▶ **Problem details**: Below are some records. Pull every line that contains the word "code".

▶ **Data excerpts**:
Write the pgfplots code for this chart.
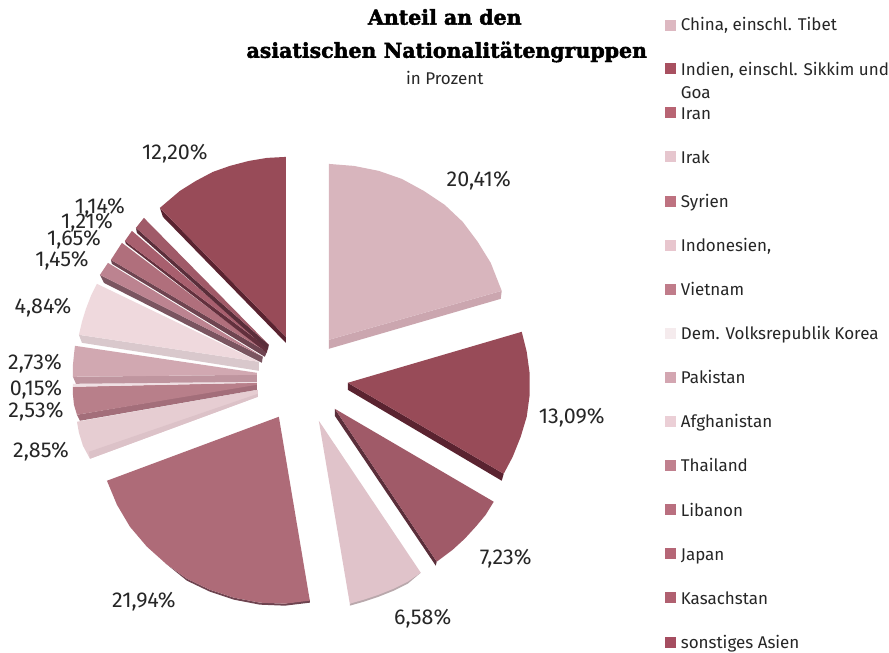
\documentclass[border=0pt]{standalone}
\usepackage{pgfplots}
\pgfplotsset{compat=1.18}
\usepackage{fontspec}
\setmainfont{Fira Sans}
\newfontfamily\titlefont{DejaVu Serif Bold}
\newcommand{\heavy}[1]{\special{pdf:code 2 Tr 0.45 w}#1\special{pdf:code 0 Tr 0.4 w}}
\definecolor{cChina}{HTML}{D8B5BD}\definecolor{cChinaS}{HTML}{CBA6AF}
\definecolor{cIndien}{HTML}{984B58}\definecolor{cIndienS}{HTML}{5A2330}
\definecolor{cIran}{HTML}{A05A68}\definecolor{cIranS}{HTML}{5A2E3A}
\definecolor{cIrak}{HTML}{E0C3CA}\definecolor{cIrakS}{HTML}{B9A8AC}
\definecolor{cSyr}{HTML}{AE6B78}\definecolor{cSyrS}{HTML}{6E4450}
\definecolor{cIndo}{HTML}{E6CDD2}\definecolor{cIndoS}{HTML}{DCC2C8}
\definecolor{cViet}{HTML}{B87F8A}\definecolor{cVietS}{HTML}{A36E7A}
\definecolor{cKor}{HTML}{F0E0E4}
\definecolor{cPak}{HTML}{D1A8B1}\definecolor{cPakS}{HTML}{BF959F}
\definecolor{cAfg}{HTML}{EFD9DD}\definecolor{cAfgS}{HTML}{D9C8CC}
\definecolor{cThai}{HTML}{BC8390}\definecolor{cThaiS}{HTML}{7A5560}
\definecolor{cLib}{HTML}{B06F7C}\definecolor{cLibS}{HTML}{6E4450}
\definecolor{cJap}{HTML}{A85F6E}\definecolor{cJapS}{HTML}{63303D}
\definecolor{cKas}{HTML}{A05A68}\definecolor{cKasS}{HTML}{5A2E3A}
\definecolor{lA}{HTML}{DDB8C1}\definecolor{lB}{HTML}{A85060}\definecolor{lC}{HTML}{B86473}
\definecolor{lD}{HTML}{E6C6CE}\definecolor{lE}{HTML}{BE7280}\definecolor{lF}{HTML}{E8C6CE}
\definecolor{lG}{HTML}{C07C8A}\definecolor{lH}{HTML}{F5EBED}\definecolor{lI}{HTML}{D3A6B1}
\definecolor{lJ}{HTML}{EBCFD6}\definecolor{lK}{HTML}{C0808E}\definecolor{lL}{HTML}{B96F7F}
\definecolor{lM}{HTML}{B56676}\definecolor{lN}{HTML}{B06070}\definecolor{lO}{HTML}{A54D60}
\definecolor{txt}{HTML}{262626}
\definecolor{ltxt}{HTML}{262626}
\tikzset{lab/.style={inner sep=0pt,text=txt,font=\fontsize{21.5}{21.5}\selectfont},
 leg/.style={inner sep=0pt,anchor=base west,text=ltxt,font=\fontsize{17}{17}\selectfont},
 ttl/.style={inner sep=0pt,text=black,font=\titlefont\fontsize{20.5}{20.5}\selectfont}}
\pgfplotsset{sq/.style={only marks, mark=square*, mark size=5pt, mark options={draw=#1,fill=#1,line width=0pt}}}
\begin{document}
\begin{tikzpicture}
\begin{axis}[
  scale only axis, width=889pt, height=652pt,
  xmin=0, xmax=889, ymin=0, ymax=652, y dir=reverse,
  hide axis, clip=false,
]
\addplot[fill=white,draw=none] coordinates {(0,0)(889,0)(889,652)(0,652)} -- cycle;
% China 20.41
\addplot[fill=cChinaS,draw=none] coordinates {(329,340)(502,291)(501,299)(329,349)} -- cycle;
\addplot[fill=cChina,draw=none] coordinates {(329,164)(354,166)(379,171)(402,179)(424,191)(445,205)(463,222)(478,242)(491,263)(502,291)(329,340)} -- cycle;
% Indien 13.09
\addplot[fill=cIndienS,draw=none] coordinates {(348,383)(504,474)(502,481)(348,390)} -- cycle;
\addplot[fill=cIndien,draw=none] coordinates {(348,383)(522,332)(527,352)(530,374)(530,395)(527,417)(521,437)(513,457)(504,474)} -- cycle;
% Iran 7.23
\addplot[fill=cIranS,draw=none] coordinates {(335,409)(437,562)(436,566)(335,416)} -- cycle;
\addplot[fill=cIran,draw=none] coordinates {(335,409)(494,502)(486,515)(476,527)(465,539)(453,550)(437,562)} -- cycle;
% Irak 6.58
\addplot[fill=cIrakS,draw=none] coordinates {(421,573)(408,584)(394,591)(379,597)(364,602)(350,606)(350,604)(421,573)} -- cycle;
\addplot[fill=cIrak,draw=none] coordinates {(319,421)(421,573)(408,582)(394,589)(379,595)(364,600)(350,604)} -- cycle;
% Syrien 21.94
\addplot[fill=cSyrS,draw=none] coordinates {(166,564)(187,581)(210,592)(234,600)(260,605)(285,606)(310,603)(310,600)(285,604)(260,603)(234,598)(210,590)(187,579)} -- cycle;
\addplot[fill=cSyr,draw=none] coordinates {(279,417)(107,481)(117,505)(130,527)(147,547)(166,564)(187,579)(210,590)(234,598)(260,603)(285,604)(310,601)} -- cycle;
% Indonesien 2.85
\addplot[fill=cIndo,draw=none] coordinates {(258,390)(77,422)(79,433)(83,446)(90,459)(258,397)} -- cycle;
\addplot[fill=cIndoS,draw=none] coordinates {(258,397)(90,459)(89,452)(258,394)} -- cycle;
% Vietnam 2.53
\addplot[fill=cVietS,draw=none] coordinates {(257,390)(80,421)(77,415)(257,384)} -- cycle;
\addplot[fill=cViet,draw=none] coordinates {(257,383)(73,387)(73,395)(74,405)(77,415)(257,385)} -- cycle;
% Korea 0.15
\addplot[fill=cKor,draw=none] coordinates {(257,382)(73,384)(73,387)(257,383)} -- cycle;
% Pakistan 2.73
\addplot[fill=cPakS,draw=none] coordinates {(257,375)(73,377)(76,384)(257,382)} -- cycle;
\addplot[fill=cPak,draw=none] coordinates {(75,346)(74,355)(73,365)(73,377)(257,375)(257,373)} -- cycle;
% Afghanistan 4.84
\addplot[fill=cAfgS,draw=none] coordinates {(79,335)(82,343)(259,371)(259,362)} -- cycle;
\addplot[fill=cAfg,draw=none] coordinates {(97,284)(91,296)(86,309)(82,322)(79,335)(259,362)} -- cycle;
% Thailand 1.45
\addplot[fill=cThaiS,draw=none] coordinates {(100,275)(104,283)(262,363)(263,357)} -- cycle;
\addplot[fill=cThai,draw=none] coordinates {(108,263)(100,275)(263,357)} -- cycle;
% Libanon 1.65
\addplot[fill=cLibS,draw=none] coordinates {(111,260)(112,264)(265,357)(267,352)} -- cycle;
\addplot[fill=cLib,draw=none] coordinates {(122,243)(111,260)(267,352)} -- cycle;
% Japan 1.21
\addplot[fill=cJapS,draw=none] coordinates {(125,241)(126,244)(267,353)(268,348)} -- cycle;
\addplot[fill=cJap,draw=none] coordinates {(132,231)(125,241)(268,348)} -- cycle;
% Kasachstan 1.14
\addplot[fill=cKasS,draw=none] coordinates {(136,228)(137,233)(268,350)(269,345)} -- cycle;
\addplot[fill=cKas,draw=none] coordinates {(144,218)(136,228)(269,345)} -- cycle;
% sonstiges 12.20
\addplot[fill=cIndienS,draw=none] coordinates {(160,208)(163,217)(286,343)(286,337)} -- cycle;
\addplot[fill=cIndien,draw=none] coordinates {(286,157)(267,158)(249,161)(230,166)(213,172)(196,181)(180,191)(160,208)(286,337)} -- cycle;
% legend squares
\addplot[sq=lA] coordinates {(671,26)};
\addplot[sq=lB] coordinates {(671,69)};
\addplot[sq=lC] coordinates {(671,113)};
\addplot[sq=lD] coordinates {(671,157)};
\addplot[sq=lE] coordinates {(671,202)};
\addplot[sq=lF] coordinates {(671,246)};
\addplot[sq=lG] coordinates {(671,290)};
\addplot[sq=lH] coordinates {(671,334)};
\addplot[sq=lI] coordinates {(671,378)};
\addplot[sq=lJ] coordinates {(671,422)};
\addplot[sq=lK] coordinates {(671,466)};
\addplot[sq=lL] coordinates {(671,510)};
\addplot[sq=lM] coordinates {(671,554)};
\addplot[sq=lN] coordinates {(671,598)};
\addplot[sq=lO] coordinates {(671,642.5)};
% data labels
\node[lab] at (axis cs:175,154) {12,20\%};
\node[lab] at (axis cs:479,181) {20,41\%};
\node[lab] at (axis cs:572,418) {13,09\%};
\node[lab] at (axis cs:506,559) {7,23\%};
\node[lab] at (axis cs:423,619) {6,58\%};
\node[lab] at (axis cs:144,602) {21,94\%};
\node[lab] at (axis cs:41,452) {2,85\%};
\node[lab] at (axis cs:36,412) {2,53\%};
\node[lab] at (axis cs:36,390) {0,15\%};
\node[lab] at (axis cs:35,364) {2,73\%};
\node[lab] at (axis cs:43,308) {4,84\%};
\node[lab] at (axis cs:62,261) {1,45\%};
\node[lab] at (axis cs:74,240) {1,65\%};
\node[lab] at (axis cs:87,223) {1,21\%};
\node[lab] at (axis cs:100,208) {1,14\%};
% titles
\node[ttl] at (axis cs:445,17) {\heavy{Anteil an den}};
\node[ttl] at (axis cs:447,52) {\heavy{asiatischen Nationalitätengruppen}};
\node[inner sep=0pt,text=ltxt,font=\fontsize{17}{17}\selectfont] at (axis cs:445,78) {in Prozent};
% legend text
\node[leg] at (axis cs:681,31) {China, einschl. Tibet};
\node[leg] at (axis cs:681,76) {Indien, einschl. Sikkim und};
\node[leg] at (axis cs:681,99) {Goa};
\node[leg] at (axis cs:681,120) {Iran};
\node[leg] at (axis cs:681,164) {Irak};
\node[leg] at (axis cs:681,208) {Syrien};
\node[leg] at (axis cs:681,252) {Indonesien,};
\node[leg] at (axis cs:681,296) {Vietnam};
\node[leg] at (axis cs:681,340) {Dem. Volksrepublik Korea};
\node[leg] at (axis cs:681,384) {Pakistan};
\node[leg] at (axis cs:681,428) {Afghanistan};
\node[leg] at (axis cs:681,472) {Thailand};
\node[leg] at (axis cs:681,517) {Libanon};
\node[leg] at (axis cs:681,561) {Japan};
\node[leg] at (axis cs:681,605) {Kasachstan};
\node[leg] at (axis cs:681,649) {sonstiges Asien};
\end{axis}
\end{tikzpicture}
\end{document}
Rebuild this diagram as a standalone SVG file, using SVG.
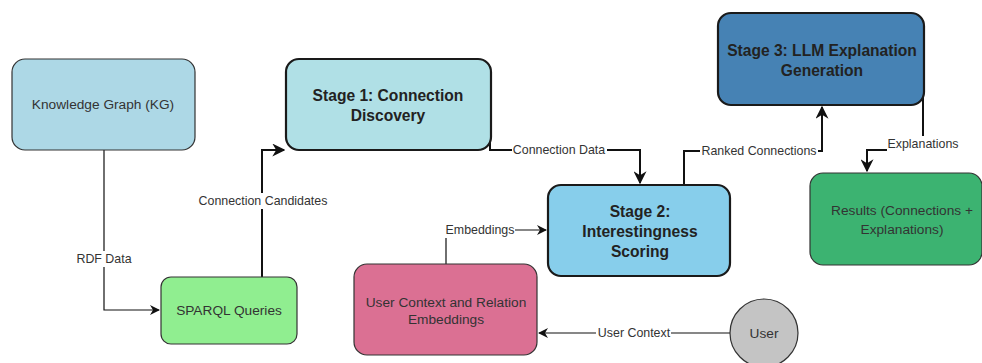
<svg xmlns="http://www.w3.org/2000/svg" width="982" height="363" viewBox="0 0 982 363">
  <style>
    .box { stroke: #333333; stroke-width: 1.2; }
    .stage { stroke: #1a1a1a; stroke-width: 2.2; }
    .txt { font-family: "Liberation Sans", Arial, sans-serif; font-size: 13.7px; fill: #333333; text-anchor: middle; dominant-baseline: central; }
    .bold { font-family: "Liberation Sans", Arial, sans-serif; font-size: 15.6px; font-weight: bold; fill: #222222; text-anchor: middle; dominant-baseline: central; }
    .lbl { font-family: "Liberation Sans", Arial, sans-serif; font-size: 12.4px; fill: #333333; text-anchor: middle; dominant-baseline: central; }
    .edge { fill: none; stroke: #111111; stroke-width: 1.2; }
    .edge.thick { stroke-width: 2; }
    .lblbg { fill: #ffffff; }
  </style>
  <defs>
    <marker id="arrow" viewBox="0 0 10 10" refX="9" refY="5" markerWidth="10" markerHeight="10" markerUnits="userSpaceOnUse" orient="auto">
      <path d="M0,0 L10,5 L0,10 L3,5 z" fill="#111111"/>
    </marker>
    <marker id="arrowBig" viewBox="0 0 10 10" refX="9" refY="5" markerWidth="13" markerHeight="13" markerUnits="userSpaceOnUse" orient="auto">
      <path d="M0,0 L10,5 L0,10 L3,5 z" fill="#111111"/>
    </marker>
  </defs>

  <rect width="982" height="363" fill="#ffffff"/>

  <!-- connectors -->
  <g id="connectors">
    <!-- RDF Data -->
    <path class="edge" d="M104,150 L104,310 L159,310" marker-end="url(#arrow)"/>
    <rect class="lblbg" x="75" y="251" width="58" height="16"/>
    <text class="lbl" x="104" y="259">RDF Data</text>

    <!-- Connection Candidates -->
    <path class="edge thick" d="M262,277 L262,150 L284,150" marker-end="url(#arrowBig)"/>
    <rect class="lblbg" x="197" y="193" width="132" height="16"/>
    <text class="lbl" x="263" y="201">Connection Candidates</text>

    <!-- Connection Data -->
    <path class="edge thick" d="M490,140 L490,150 L640,150 L640,183" marker-end="url(#arrowBig)"/>
    <rect class="lblbg" x="512" y="142" width="95" height="16"/>
    <text class="lbl" x="559" y="150">Connection Data</text>

    <!-- Embeddings -->
    <path class="edge" d="M446,264 L446,230 L546,230" marker-end="url(#arrow)"/>
    <rect class="lblbg" x="445" y="222" width="70" height="16"/>
    <text class="lbl" x="480" y="230">Embeddings</text>

    <!-- Ranked Connections -->
    <path class="edge thick" d="M684,185 L684,151 L822,151 L822,107" marker-end="url(#arrowBig)"/>
    <rect class="lblbg" x="700" y="143" width="118" height="16"/>
    <text class="lbl" x="759" y="151">Ranked Connections</text>

    <!-- Explanations -->
    <path class="edge thick" d="M923,92 L923,150 L867,150 L867,171" marker-end="url(#arrowBig)"/>
    <rect class="lblbg" x="887" y="136" width="73" height="16"/>
    <text class="lbl" x="923" y="144">Explanations</text>

    <!-- User Context -->
    <path class="edge" d="M730,333 L539,333" marker-end="url(#arrow)"/>
    <rect class="lblbg" x="596" y="325" width="75" height="16"/>
    <text class="lbl" x="634" y="333">User Context</text>
  </g>

  <!-- nodes -->
  <g id="kg">
    <rect class="box" x="12" y="59" width="183" height="91" rx="13" fill="#add8e6"/>
    <text class="txt" x="103" y="104">Knowledge Graph (KG)</text>
  </g>

  <g id="sparql">
    <rect class="box" x="161" y="277" width="136" height="67" rx="10" fill="#90ee90"/>
    <text class="txt" x="229" y="310">SPARQL Queries</text>
  </g>

  <g id="stage1">
    <rect class="stage" x="286" y="59" width="205" height="91" rx="13" fill="#b0e0e6"/>
    <text class="bold" x="388" y="95">Stage 1: Connection</text>
    <text class="bold" x="388" y="115">Discovery</text>
  </g>

  <g id="stage2">
    <rect class="stage" x="548" y="185" width="182" height="91" rx="13" fill="#87ceeb"/>
    <text class="bold" x="640" y="211">Stage 2:</text>
    <text class="bold" x="640" y="231">Interestingness</text>
    <text class="bold" x="640" y="251">Scoring</text>
  </g>

  <g id="stage3">
    <rect class="stage" x="718" y="13" width="206" height="92" rx="13" fill="#4682b4"/>
    <text class="bold" x="822" y="50">Stage 3: LLM Explanation</text>
    <text class="bold" x="822" y="70">Generation</text>
  </g>

  <g id="results">
    <rect class="box" x="810" y="173" width="172" height="92" rx="13" fill="#3cb371"/>
    <text class="txt" x="902" y="210">Results (Connections +</text>
    <text class="txt" x="902" y="229">Explanations)</text>
  </g>

  <g id="user-context">
    <rect class="box" x="354" y="264" width="183" height="91" rx="13" fill="#db7093"/>
    <text class="txt" x="446" y="302">User Context and Relation</text>
    <text class="txt" x="446" y="319">Embeddings</text>
  </g>

  <g id="user">
    <circle class="box" cx="764" cy="333" r="34" fill="#c4c4c4"/>
    <text class="txt" x="764" y="333">User</text>
  </g>
</svg>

▶ **Task solution**:
Write the pgfplots code for this chart.
\newcommand{\heavy}[1]{\special{pdf:code 2 Tr 0.45 w}#1\special{pdf:code 0 Tr 0.4 w}}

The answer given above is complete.